En efecto, la democracia española, que arrancó en un rapto de buen sentido colectivo que se desarrolló al socaire del recuerdo todavía fresco de la guerra civil -la obsesión de los dirigentes de entonces fue evitar que se repitiera el gran desentendimiento a la muerte del dictador-, no acabó de resolver de una manera definitiva y explícita la cuestión de las nacionalidades históricas, que revivieron con su aura romántica en la última etapa de la dictadura y se desarrollaron luego pletóricamente ya en libertad.

La Constitución de 1978 supuso la normalización de aquel estado de cosas sentimental -los partidos nacionalistas pudieron vehicular su ascendiente y de hecho han gobernado la mayor parte del tiempo tanto en Cataluña como en Euskadi- y, lo que es más importante, estableció un Estado cuasi federal de gran consistencia, bastante bien articulado y capaz de convertirse en un actor de primer orden en la escena europea e internacional, al tiempo que entregaba a los ciudadanos un generoso estado de bienestar y las herramientas para conseguir una prosperidad que es evidente y nadie niega, a pesar de la reciente crisis.

Sin embargo, la pulsión nacionalista de algunas comunidades periféricas ha mantenido un irredentismo montaraz basado en la pretensión -frontalmente opuesta a la letra y al espíritu de la Constitución paccionada entre todos- de conseguir un "estado" para su "nación", de forma que su "identidad" quedase preservada y a salvo, separada mediante las correspondientes fronteras físicas de la "contaminación" colindante.

Pues bien: como ha sugerido Manuel Conthe en un memorable análisis, la respuesta a semejante exigencia imposible consiste en esgrimir "el Estado" y su "laicidad" civil frente a la pretensión "nacional". El Estado es un concepto jurídico que describe un sistema avanzado de organización, que es por definición "laico" frente a las adhesiones subjetivas de los ciudadanos, en el plano nacional o religioso. Citando a Renan, Conthe señala que el concepto de "nación" no se basa tanto en los elementos materiales que la constituyen -raza, lengua, cultura- cuanto en el sentimiento individual de sus miembros de pertenencia a ella. Y ese sentimiento individual se asemeja al de profesar una religión o ser simpatizante de un club de fútbol, con la principal diferencia de que la nación es una comunidad de base territorial. Así pues, mientras que "Estado" es un concepto jurídico y administrativo, "nación" es un concepto esencialmente psicológico.
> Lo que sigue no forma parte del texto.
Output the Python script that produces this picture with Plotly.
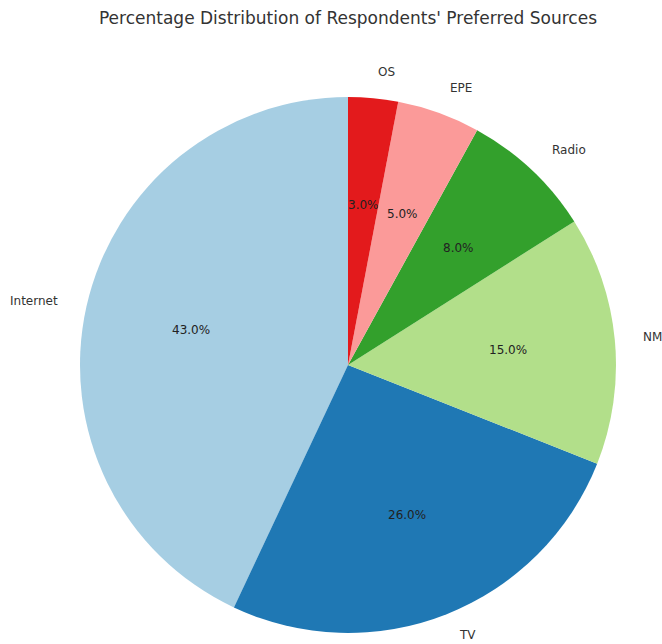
import math
import plotly.graph_objects as go

# Survey results: share of respondents per preferred information source
sources = ["Internet", "TV", "NM", "Radio", "EPE", "OS"]
shares = [43.0, 26.0, 15.0, 8.0, 5.0, 3.0]
colors = ["#a6cee3", "#1f78b4", "#b2df8a", "#33a02c", "#fb9a99", "#e31a1c"]

W, H = 662, 644
cx, cy, R = 348, 365, 268  # pie centre and radius in pixels (y from top)
total = sum(shares)

# In counterclockwise mode plotly ends the first slice at the rotation angle,
# so shift by the first slice's sweep to make it start at 12 o'clock instead.
first_sweep = 360 * shares[0] / total

fig = go.Figure(go.Pie(
    labels=sources,
    values=shares,
    sort=False,
    direction="counterclockwise",
    rotation=-first_sweep,
    marker=dict(colors=colors, line=dict(width=0)),
    textinfo="none",
    hoverinfo="label+percent",
    showlegend=False,
    domain=dict(x=[(cx - R) / W, (cx + R) / W],
                y=[(H - cy - R) / H, (H - cy + R) / H]),
))

# Slice labels outside the pie and percentages inside, placed at each slice's mid-angle
annotations = []
cum = 0.0
font = "DejaVu Sans, Arial, sans-serif"
for name, v in zip(sources, shares):
    theta = math.radians(90 + 360 * (cum + v / 2) / total)
    cum += v
    c, s = math.cos(theta), math.sin(theta)
    lx = (cx + 1.1 * R * c) / W
    ly_px = max(H - cy + 1.1 * R * s, 9)  # keep the label inside the page
    annotations.append(dict(
        x=lx, y=ly_px / H, xref="paper", yref="paper", text=name, showarrow=False,
        xanchor="left" if c > 0 else "right", yanchor="middle",
        font=dict(family=font, size=12, color="#333333"),
    ))
    px = (cx + 0.6 * R * c) / W
    py = (H - cy + 0.6 * R * s) / H
    annotations.append(dict(
        x=px, y=py, xref="paper", yref="paper", text=f"{v / total * 100:.1f}%",
        showarrow=False, xanchor="center", yanchor="middle",
        font=dict(family=font, size=12, color="#222222"),
    ))

fig.update_layout(
    width=W, height=H,
    margin=dict(l=0, r=0, t=0, b=0),
    paper_bgcolor="white",
    plot_bgcolor="white",
    title=dict(text="Percentage Distribution of Respondents' Preferred Sources",
               x=348 / W, xanchor="center", y=1 - 18 / H, yanchor="middle",
               font=dict(family=font, size=17, color="#333333")),
    annotations=annotations,
)

fig.write_html("out.html")
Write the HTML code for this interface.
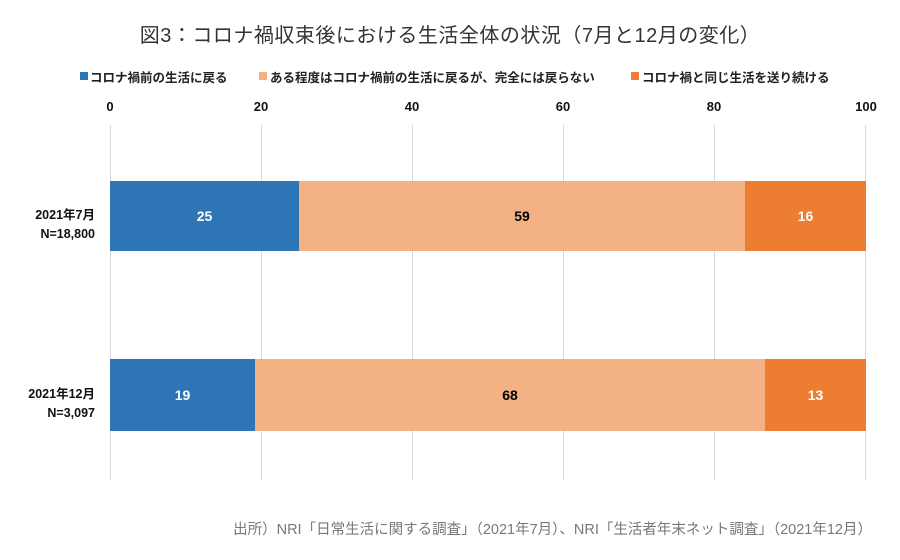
<!DOCTYPE html>
<html><head><meta charset="utf-8"><style>
body{margin:0;width:900px;height:560px;background:#fff;position:relative;overflow:hidden;font-family:"Liberation Sans","Noto Sans CJK JP",sans-serif;}
.a{position:absolute;white-space:nowrap;}
.t{left:0;width:900px;text-align:center;top:19px;font-size:20px;color:#333;letter-spacing:0.5px;}
.lg{font-size:12.5px;font-weight:bold;color:#222;top:67px;}
.sq{position:absolute;width:8px;height:8px;top:72px;}
.tk{font-size:13px;font-weight:bold;top:99px;width:40px;text-align:center;color:#111;}
.g{position:absolute;top:125px;width:1px;height:355px;background:#d9d9d9;}
.b{position:absolute;display:flex;align-items:center;justify-content:center;font-size:14px;font-weight:bold;}
.yl{font-size:12.5px;font-weight:bold;text-align:right;right:805px;line-height:19px;color:#111;}
</style></head><body>
<div class="a t">図3：コロナ禍収束後における生活全体の状況（7月と12月の変化）</div>
<div class="sq" style="left:80px;background:#2e75b6"></div><div class="a lg" style="left:90px">コロナ禍前の生活に戻る</div>
<div class="sq" style="left:259px;background:#f4b183"></div><div class="a lg" style="left:270px">ある程度はコロナ禍前の生活に戻るが、完全には戻らない</div>
<div class="sq" style="left:631px;background:#ed7d31"></div><div class="a lg" style="left:642px">コロナ禍と同じ生活を送り続ける</div>
<div class="a tk" style="left:90px">0</div><div class="a tk" style="left:241px">20</div><div class="a tk" style="left:392px">40</div><div class="a tk" style="left:543px">60</div><div class="a tk" style="left:694px">80</div><div class="a tk" style="left:846px">100</div>
<div class="g" style="left:110px"></div><div class="g" style="left:261px"></div><div class="g" style="left:412px"></div><div class="g" style="left:563px"></div><div class="g" style="left:714px"></div><div class="g" style="left:865px"></div>
<div class="b" style="left:110px;width:189px;top:181px;height:70px;background:#2e75b6;color:#fff">25</div>
<div class="b" style="left:299px;width:446px;top:181px;height:70px;background:#f4b183;color:#000">59</div>
<div class="b" style="left:745px;width:121px;top:181px;height:70px;background:#ed7d31;color:#fff">16</div>
<div class="b" style="left:110px;width:145px;top:359px;height:72px;background:#2e75b6;color:#fff">19</div>
<div class="b" style="left:255px;width:510px;top:359px;height:72px;background:#f4b183;color:#000">68</div>
<div class="b" style="left:765px;width:101px;top:359px;height:72px;background:#ed7d31;color:#fff">13</div>
<div class="a yl" style="top:206px">2021年7月<br>N=18,800</div>
<div class="a yl" style="top:385px">2021年12月<br>N=3,097</div>
<div class="a" style="right:28px;top:518px;font-size:14.5px;color:#777">出所）NRI「日常生活に関する調査」（2021年7月）、NRI「生活者年末ネット調査」（2021年12月）</div>
</body></html>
De ahí que la crisis catalana haya de desembocar en una potenciación del concepto de Estado, que es una construcción jurídica acogedora "laica" en la que caben todas las religiones pacíficas y las distintas "nacionalidades", es decir, las diferentes adscripciones identitarias, que no dan derecho a destruir el edificio institucional, por más que los "catalanes" sientan que su "nación" es Cataluña y no España. Si finalmente interiorizamos estas evidencias, la crisis habrá servido para algo.